Compare expressions and explanations and you see what I said about concision and beauty.

Now, with those principles given to you, just string together conditions. There are a few syntactic shortcuts other than not needing to write child::, e.g. you can write attribute::foo as @foo, and /descendant-or-self::foo can be written //foo, but there is no magic to those: they are just sugar. For the details – lists of possible axes, syntactic shortcuts, etc. – just refer to the standard. Lousy though it may be as an introduction, it makes a good reference.

That’s XPath.


Some practical notes:

With the various axes such as following-sibling::, you always get a whole set (e.g. all following siblings in this example). If you want a specific one from that set based on position – usually the first –, you have to discard the ones you aren’t interested in by using a predicate that checks the position – in that case [1], which is another shortcut notation, standing for [position() = 1]. The position() function evaluates to the index of a node within its subset, which is based on the node it was selected for.
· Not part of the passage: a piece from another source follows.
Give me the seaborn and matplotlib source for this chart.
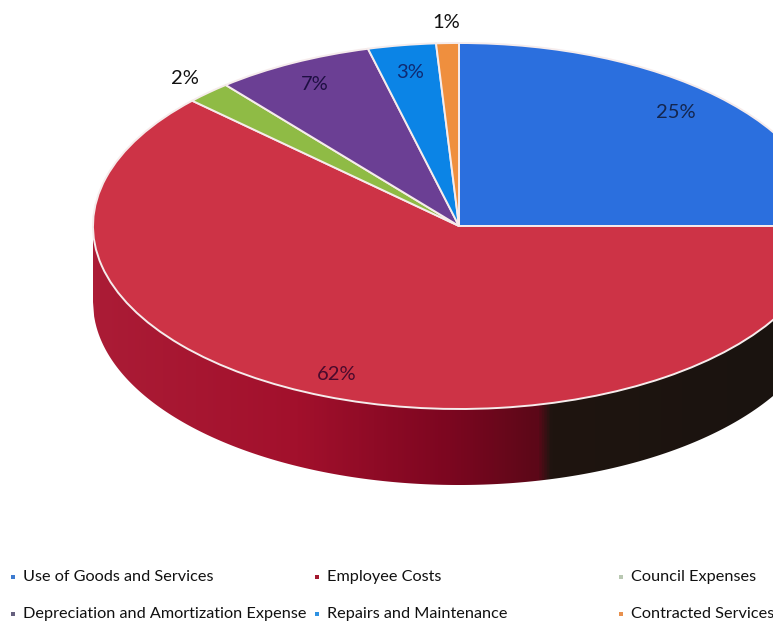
import numpy as np
import matplotlib
matplotlib.use("Agg")
import matplotlib.pyplot as plt
from matplotlib.colors import LinearSegmentedColormap
from matplotlib.patches import Rectangle
import seaborn as sns

categories = ["Use of Goods and Services", "Employee Costs", "Council Expenses",
              "Depreciation and Amortization Expense", "Repairs and Maintenance",
              "Contracted Services"]
shares = [25, 62, 2, 7, 3, 1]
slice_colors = ["#2b6fde", "#cd3346", "#8fbb45", "#6b3f94", "#0b84e6", "#ef8f3e"]
legend_colors = ["#3d7bd0", "#a3182f", "#b9c8b2", "#66607e", "#2f92e2", "#e8914f"]
label_colors = ["#14264e", "#4a0a2c", "#111111", "#1e0f42", "#0f2a72", "#111111"]

sns.set_theme(style="white")
plt.rcParams["font.family"] = ["Lato", "DejaVu Sans"]

W, H = 773, 622
CX, CY, RX, RY, DEPTH = 459, 226, 366, 183, 76

fig = plt.figure(figsize=(W / 100, H / 100), dpi=100)
ax = fig.add_axes([0, 0, 1, 1])


def to_pie(px, py):
    """Pixel position on the canvas to unit-circle coordinates of the pie."""
    return (px - CX) / RX, (CY - py) / RY


# Top face, squashed into an ellipse by releasing the equal aspect below
ax.pie(shares, colors=slice_colors, startangle=90, counterclock=False, radius=1,
       wedgeprops=dict(edgecolor="#f6ecec", linewidth=1.4, zorder=3))
ax.set_aspect("auto")
x_min, x_max = -CX / RX, (W - CX) / RX
y_min, y_max = (CY - H) / RY, CY / RY

# Side wall: a horizontal gradient clipped to the band under the front rim
wall_cmap = LinearSegmentedColormap.from_list(
    "wall",
    [(0.00, "#ab1c36"), (0.30, "#a2102c"), (0.525, "#7c0620"), (0.655, "#5c0818"),
     (0.675, "#1f1510"), (1.00, "#1a130f")],
)
depth = DEPTH / RY
rim_x = np.linspace(-1, x_max, 600)
rim_y = -np.sqrt(np.clip(1 - rim_x ** 2, 0, None))
band = ax.fill_between(rim_x, rim_y, rim_y - depth, color="none", linewidth=0, zorder=1)
gradient = np.linspace(0, 1, 800)[np.newaxis, :]
wall = ax.imshow(gradient, cmap=wall_cmap, extent=(-1, x_max, y_min, y_max),
                 aspect="auto", zorder=1, interpolation="bilinear")
wall.set_clip_path(band.get_paths()[0], transform=ax.transData)
ax.set_xlim(x_min, x_max)
ax.set_ylim(y_min, y_max)

# Percentage labels
label_spots = [(676, 113), (337, 375), (185, 79), (315, 85), (410, 72), (446, 23)]
for share, spot, color in zip(shares, label_spots, label_colors):
    x, y = to_pie(*spot)
    ax.text(x, y, f"{share}%", ha="center", va="center", fontsize=14.5, color=color, zorder=5)

# Legend laid out as two rows of three columns along the bottom
columns = [11, 315, 619]
rows = [577, 614]
for i, (name, color) in enumerate(zip(categories, legend_colors)):
    px, py = columns[i % 3], rows[i // 3]
    fig.add_artist(Rectangle((px / W, 1 - (py + 2) / H), 4 / W, 4 / H,
                             transform=fig.transFigure, color=color, linewidth=0))
    fig.text((px + 12) / W, 1 - py / H, name, ha="left", va="center",
             fontsize=11.7, color="#111111")

fig.savefig("out.png", dpi=100, facecolor="white")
So a common construction is following-sibling::*[1], which amounts to “the element whose start-tag is right after this one’s end-tag.” A somewhat likely case is to further combine this with a [self::foo] predicate to say “but only as long as that is a foo element.”

Observe that the order of predicates matters.

If you write *[self::foo][1], you get all elements, then narrow it down to the foo elements, then to the first of them – so it amounts to “select the first foo element anywhere” which is identical to the much simpler expression foo[1]. This is very different from *[1][self::foo], which first narrows down “everything” to “the first thing” and only then checks “but only if it’s a foo.”